Objective: Read the lines that follow and pick out every one containing the word "matplotlib".

══ Data shown

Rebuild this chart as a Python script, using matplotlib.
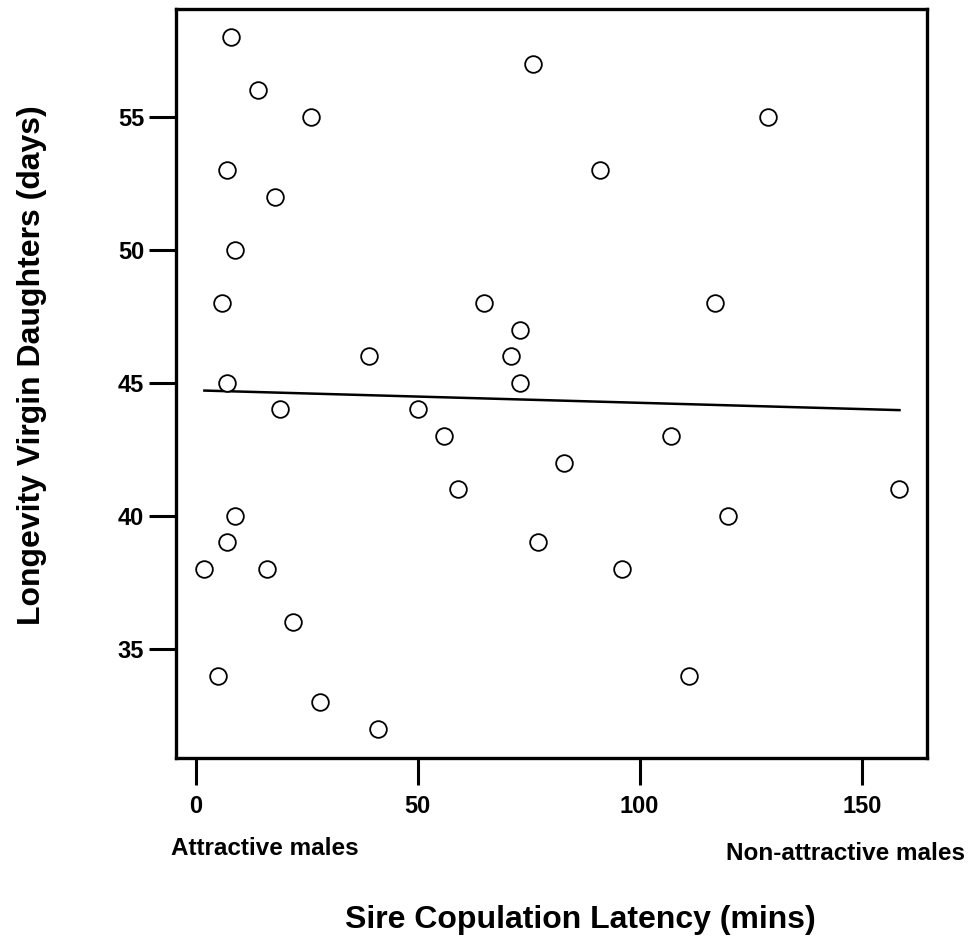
import numpy as np
import matplotlib
matplotlib.use("Agg")
from matplotlib import pyplot as plt

# latency of sire (mins) vs longevity of virgin daughters (days)
latency = [8, 14, 26, 7, 18, 9, 6, 7, 39, 19, 9, 7, 2, 16, 22, 5, 28, 41,
           76, 91, 129, 65, 73, 71, 73, 117, 50, 56, 59, 83, 77, 96, 107, 120, 111, 158.5]
longevity = [58, 56, 55, 53, 52, 50, 48, 45, 46, 44, 40, 39, 38, 38, 36, 34, 33, 32,
             57, 53, 55, 48, 47, 46, 45, 48, 44, 43, 41, 42, 39, 38, 43, 40, 34, 41]

x_ticks = [0, 50, 100, 150]
y_ticks = [35, 40, 45, 50, 55]

plt.rcParams['font.family'] = ['Liberation Sans', 'DejaVu Sans']
plt.rcParams['font.weight'] = 'bold'

fig = plt.figure(figsize=(9.7, 9.4), dpi=100)
ax = fig.add_axes([0.1814, 0.1936, 0.7743, 0.7968])

x = np.array(latency)
y = np.array(longevity)

# linearna regresija
k, b = np.polyfit(x, y, 1)
xl = np.array([x.min(), x.max()])
ax.plot(xl, k * xl + b, color='black', lw=1.8)

ax.plot(x, y, 'o', ms=12, mfc='white', mec='black', mew=1.3, clip_on=False)

ax.set_xlim(-4.4, 164.7)
ax.set_ylim(30.9, 59.05)
ax.set_xticks(x_ticks)
ax.set_yticks(y_ticks)
ax.tick_params(axis='both', direction='out', length=19.5, width=2.2, labelsize=17)
ax.tick_params(axis='x', pad=7)
ax.tick_params(axis='y', pad=3.5)
for s in ax.spines.values():
    s.set_linewidth(2.4)

fig.text(0.033, 0.612, 'Longevity Virgin Daughters (days)', fontsize=23, fontweight='bold',
         rotation=90, ha='center', va='center')
fig.text(0.598, 0.0128, 'Sire Copulation Latency (mins)', fontsize=23, fontweight='bold',
         ha='center', va='baseline')
fig.text(0.176, 0.0899, 'Attractive males', fontsize=17.5, fontweight='bold',
         ha='left', va='baseline')
fig.text(0.995, 0.0856, 'Non-attractive males', fontsize=17.5, fontweight='bold',
         ha='right', va='baseline')

plt.savefig('out.png', dpi=100)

════

Response below:
Rebuild this chart as a Python script, using matplotlib.
import matplotlib
matplotlib.use("Agg")
from matplotlib import pyplot as plt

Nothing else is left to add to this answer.